腰痛を引き起こす腰方形筋のトリガーポイント
腰方形筋のトリガーポイントによる痛みは、股関節や殿部といったお尻やその横の痛みや、仙腸関節という骨盤の中にある関節の周囲で起きる事があります。
一般的に言う腰痛よりは、やや下の位置にあります。
また、お尻の横の痛みを椎間板ヘルニアによる神経の症状と説明を受けた患者さんも多いと思われます。
この記事では、腰痛の原因となりうる腰方形筋の自己治療法である、セルフトリガーポイント治療の方法を解説します。
腰方形筋は、両側の下部肋骨と腸骨稜に付着する四角形の筋肉で、もちろん腰椎(腰の骨)にも付着しています。
この筋肉は、腰を曲げる動きの際に働く筋肉です。片側で働けば、腰を横に曲げるような動きとなります。
腰のあらゆる動きを制御する筋でありながら、咳やくしゃみなど強制呼気を補助する役目も持っています。
腰方形筋による症状
先ほど説明したように、腰よりは少し低い位置、骨盤周辺に痛みが出ます。
骨盤が痛いという方は、腰方形筋のトリガーポイントが原因かもしれません。
咳やくしゃみは鋭い刺痛をもたらし、動くのも億劫になるほどです。寝返りを打ったり、横たわる事もできない程の痛みを出す事があります。
時々、痛みは鼠径部と大腿全面(太ももの前)に痛みを感じる事もあります。
硬くなった腰方形筋は骨盤の動きを制限し、股関節周囲の筋肉(小殿筋)に新たなトリガーポイントを生じさせ、さらには坐骨神経痛の症状を引き起こすなど問題をより複雑化していきます。
腰方形筋の硬さを取り除かなければ、腰の骨や骨盤(仙腸関節)の位置をずらすような力が働き骨盤の捻じれを生み出します。また、片側の骨盤を高くして見かけ上の脚長差(左右の脚の長さの違い)を生み出す事もあります。
腰方形筋のトリガーポイントからの痛みは、一般的に脊椎の関節炎、椎間板、股関節の関節症と誤解される傾向にあります。
問題が大きくなれば、椎間板ヘルニアによる神経の痛み(坐骨神経痛)と間違われる事も多いです。
痛める原因
見かけ上の左右の脚の長さや腕の長さの違いは、腰方形筋のトリガーポイントを引き起こします。
多くの場合は、転倒や交通事故での損傷が引きがねとなります。
バランスを崩した状態で捻る、または物を持ち上げた場合もこの筋肉を痛める原因になります。
感情的なストレスによってもこの筋の緊張は高まるため、それが原因となっている場合もあります。
腰方形筋は横たわるとより簡単に収縮を確認できます。腰の骨と最下位の肋骨の間に、指か母指を押し入れると硬い筋の壁に触れる事ができるはずです。

セルフトリガーポイントによる治療方法
腰方形筋に痛みがある場合、いくつかの部位、特に腰椎と下部肋骨の付着部近くにトリガーポイントがある可能性があります。

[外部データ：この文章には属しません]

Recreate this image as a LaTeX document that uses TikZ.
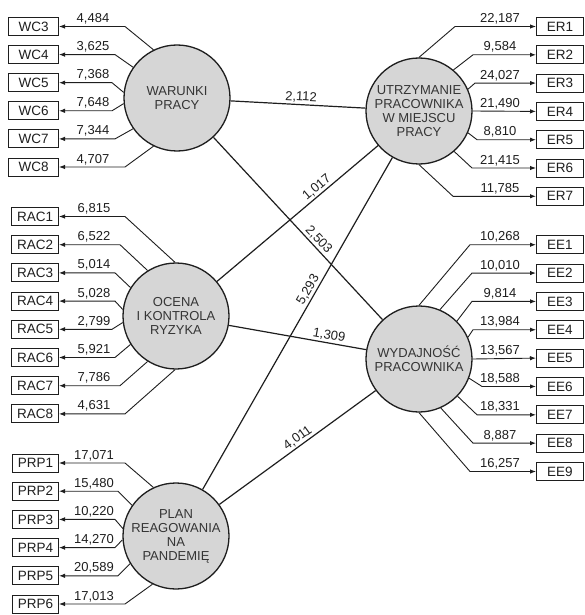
\documentclass[tikz,border=0pt]{standalone}
\usepackage{fontspec}
\setmainfont{Liberation Sans}
\usetikzlibrary{arrows.meta}
\definecolor{lvfill}{RGB}{214,214,214}
\definecolor{ink}{RGB}{30,30,30}
\begin{document}
\begin{tikzpicture}[x=1pt,y=-1pt,
  lv/.style={circle,draw=ink,line width=1.3pt,fill=lvfill,minimum size=106pt,inner sep=0pt,align=center,font=\fontsize{13}{14}\selectfont,text=ink!90},
  obs/.style={draw=ink,line width=0.9pt,minimum height=18pt,inner sep=0pt,font=\fontsize{13.5}{14}\selectfont,text=ink},
  lobs/.style={obs,anchor=east,minimum width=48pt},
  robs/.style={obs,anchor=west,minimum width=47pt},
  ind/.style={draw=ink,line width=0.9pt,-{Latex[length=6pt,width=4.5pt]}},
  lbl/.style={anchor=base,inner sep=0pt,font=\fontsize{13}{14}\selectfont,text=ink},
  stru/.style={draw=ink,line width=1.2pt},
  slbl/.style={sloped,anchor=south,inner sep=1.5pt,font=\fontsize{13}{14}\selectfont,text=ink}
]
\useasboundingbox (0,0) rectangle (584,615);

% latent variables
\node[lv] (war) at (177,98) {WARUNKI\\PRACY};
\node[lv] (utr) at (419,111) {UTRZYMANIE\\PRACOWNIKA\\W MIEJSCU\\PRACY};
\node[lv] (oce) at (176,316) {OCENA\\I KONTROLA\\RYZYKA};
\node[lv] (wyd) at (419,359) {WYDAJNOŚĆ\\PRACOWNIKA};
\node[lv] (pla) at (176,536) {PLAN\\REAGOWANIA\\NA\\PANDEMIĘ};

% structural paths
\draw[stru] (war) -- node[slbl,pos=0.52] (p1) {2,112} (utr);
\draw[stru] (war) -- node[slbl,pos=0.59] (p2) {2,503} (wyd);
\draw[stru] (oce) -- node[slbl,pos=0.65] (p3) {1,017} (utr);
\draw[stru] (oce) -- node[slbl,pos=0.72] (p4) {1,309} (wyd);
\draw[stru] (pla) -- node[slbl,pos=0.59] (p5) {5,293} (utr);
\draw[stru] (pla) -- node[slbl,pos=0.53] (p6) {4,011} (wyd);

% WC indicators
\node[lobs,minimum width=50pt] (wc3) at (59,26.5) {WC3};
\node[lobs,minimum width=50pt] (wc4) at (59,54.6) {WC4};
\node[lobs,minimum width=50pt] (wc5) at (59,82.7) {WC5};
\node[lobs,minimum width=50pt] (wc6) at (59,110.8) {WC6};
\node[lobs,minimum width=50pt] (wc7) at (59,138.9) {WC7};
\node[lobs,minimum width=50pt] (wc8) at (59,167) {WC8};
\draw[ind] (war.116) -- (125,26.5) -- (wc3.east);
\draw[ind] (war.145) -- (115,54.6) -- (wc4.east);
\draw[ind] (war.174) -- (112,82.7) -- (wc5.east);
\draw[ind] (war.186) -- (112,110.8) -- (wc6.east);
\draw[ind] (war.215) -- (115,138.9) -- (wc7.east);
\draw[ind] (war.244) -- (125,167) -- (wc8.east);
\node[lbl] (lwc3) at (93,22.5) {4,484};
\node[lbl] (lwc4) at (93,50.6) {3,625};
\node[lbl] (lwc5) at (93,78.7) {7,368};
\node[lbl] (lwc6) at (93,106.8) {7,648};
\node[lbl] (lwc7) at (93,134.9) {7,344};
\node[lbl] (lwc8) at (93,163) {4,707};

% RAC indicators
\node[lobs,minimum width=47pt] (rac1) at (59,216.5) {RAC1};
\node[lobs,minimum width=47pt] (rac2) at (59,244.7) {RAC2};
\node[lobs,minimum width=47pt] (rac3) at (59,272.9) {RAC3};
\node[lobs,minimum width=47pt] (rac4) at (59,301.1) {RAC4};
\node[lobs,minimum width=47pt] (rac5) at (59,329.3) {RAC5};
\node[lobs,minimum width=47pt] (rac6) at (59,357.5) {RAC6};
\node[lobs,minimum width=47pt] (rac7) at (59,385.7) {RAC7};
\node[lobs,minimum width=47pt] (rac8) at (59,413.9) {RAC8};
\draw[ind] (oce.91) -- (125,216.5) -- (rac1.east);
\draw[ind] (oce.122) -- (120,244.7) -- (rac2.east);
\draw[ind] (oce.148) -- (115,272.9) -- (rac3.east);
\draw[ind] (oce.173) -- (115,301.1) -- (rac4.east);
\draw[ind] (oce.187) -- (112,329.3) -- (rac5.east);
\draw[ind] (oce.212) -- (115,357.5) -- (rac6.east);
\draw[ind] (oce.238) -- (120,385.7) -- (rac7.east);
\draw[ind] (oce.269) -- (125,413.9) -- (rac8.east);
\node[lbl] (lrac1) at (94,212.5) {6,815};
\node[lbl] (lrac2) at (94,240.7) {6,522};
\node[lbl] (lrac3) at (94,268.9) {5,014};
\node[lbl] (lrac4) at (94,297.1) {5,028};
\node[lbl] (lrac5) at (94,325.3) {2,799};
\node[lbl] (lrac6) at (94,353.5) {5,921};
\node[lbl] (lrac7) at (94,381.7) {7,786};
\node[lbl] (lrac8) at (94,409.9) {4,631};

% PRP indicators
\node[lobs,minimum width=46pt] (prp1) at (59,463) {PRP1};
\node[lobs,minimum width=46pt] (prp2) at (59,491.2) {PRP2};
\node[lobs,minimum width=46pt] (prp3) at (59,519.4) {PRP3};
\node[lobs,minimum width=46pt] (prp4) at (59,547.6) {PRP4};
\node[lobs,minimum width=46pt] (prp5) at (59,575.8) {PRP5};
\node[lobs,minimum width=46pt] (prp6) at (59,604) {PRP6};
\draw[ind] (pla.115) -- (125,463) -- (prp1.east);
\draw[ind] (pla.145) -- (118,491.2) -- (prp2.east);
\draw[ind] (pla.172) -- (115,519.4) -- (prp3.east);
\draw[ind] (pla.184) -- (115,547.6) -- (prp4.east);
\draw[ind] (pla.211) -- (118,575.8) -- (prp5.east);
\draw[ind] (pla.244) -- (125,604) -- (prp6.east);
\node[lbl] (lprp1) at (94,459) {17,071};
\node[lbl] (lprp2) at (94,487.2) {15,480};
\node[lbl] (lprp3) at (94,515.4) {10,220};
\node[lbl] (lprp4) at (94,543.6) {14,270};
\node[lbl] (lprp5) at (94,571.8) {20,589};
\node[lbl] (lprp6) at (94,600) {17,013};

% ER indicators
\node[robs] (er1) at (536,26.5) {ER1};
\node[robs] (er2) at (536,54.8) {ER2};
\node[robs] (er3) at (536,83.1) {ER3};
\node[robs] (er4) at (536,111.4) {ER4};
\node[robs] (er5) at (536,139.7) {ER5};
\node[robs] (er6) at (536,168) {ER6};
\node[robs] (er7) at (536,196.3) {ER7};
\draw[ind] (utr.90) -- (455,26.5) -- (er1.west);
\draw[ind] (utr.50) -- (473,54.8) -- (er2.west);
\draw[ind] (utr.24) -- (475,83.1) -- (er3.west);
\draw[ind] (utr.east) -- (er4.west);
\draw[ind] (utr.-24) -- (477,139.7) -- (er5.west);
\draw[ind] (utr.-49) -- (472,168) -- (er6.west);
\draw[ind] (utr.-90) -- (453,196.3) -- (er7.west);
\node[lbl] (ler1) at (500,22.5) {22,187};
\node[lbl] (ler2) at (500,50.8) {9,584};
\node[lbl] (ler3) at (500,79.1) {24,027};
\node[lbl] (ler4) at (500,107.4) {21,490};
\node[lbl] (ler5) at (500,135.7) {8,810};
\node[lbl] (ler6) at (500,164) {21,415};
\node[lbl] (ler7) at (500,192.3) {11,785};

% EE indicators
\node[robs] (ee1) at (536,244.7) {EE1};
\node[robs] (ee2) at (536,273.05) {EE2};
\node[robs] (ee3) at (536,301.4) {EE3};
\node[robs] (ee4) at (536,329.75) {EE4};
\node[robs] (ee5) at (536,358.1) {EE5};
\node[robs] (ee6) at (536,386.45) {EE6};
\node[robs] (ee7) at (536,414.8) {EE7};
\node[robs] (ee8) at (536,443.15) {EE8};
\node[robs] (ee9) at (536,471.5) {EE9};
\draw[ind] (wyd.90) -- (470,244.7) -- (ee1.west);
\draw[ind] (wyd.67) -- (472,273.05) -- (ee2.west);
\draw[ind] (wyd.45) -- (472,301.4) -- (ee3.west);
\draw[ind] (wyd.24) -- (473,329.75) -- (ee4.west);
\draw[ind] (wyd.east) -- (ee5.west);
\draw[ind] (wyd.-21) -- (482,386.45) -- (ee6.west);
\draw[ind] (wyd.-44) -- (477,414.8) -- (ee7.west);
\draw[ind] (wyd.-66) -- (473,443.15) -- (ee8.west);
\draw[ind] (wyd.-90) -- (470,471.5) -- (ee9.west);
\node[lbl] (lee1) at (500,240.7) {10,268};
\node[lbl] (lee2) at (500,269.05) {10,010};
\node[lbl] (lee3) at (500,297.4) {9,814};
\node[lbl] (lee4) at (500,325.75) {13,984};
\node[lbl] (lee5) at (500,354.1) {13,567};
\node[lbl] (lee6) at (500,382.45) {18,588};
\node[lbl] (lee7) at (500,410.8) {18,331};
\node[lbl] (lee8) at (500,439.15) {8,887};
\node[lbl] (lee9) at (500,467.5) {16,257};
\end{tikzpicture}
\end{document}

壁にボールを押し付ける方法も、腰方形筋をマッサージするのに有効な手段となります。
壁に対して横向きに立ち、腕を身体から離して前方に出し、先ほど探した腰方形筋のトリガーポイントの位置にテニスボールを押し当てるようにします。

専用の指圧棒を使用する方法は下図の通りです。

痛めやすい筋肉なので、日頃からケアしておく事をお勧めします。
痛みが強くなると、自己治療が難しい筋肉です。
自己治療による処置が功を奏さない場合は信頼できる専門家の治療を受けて下さい。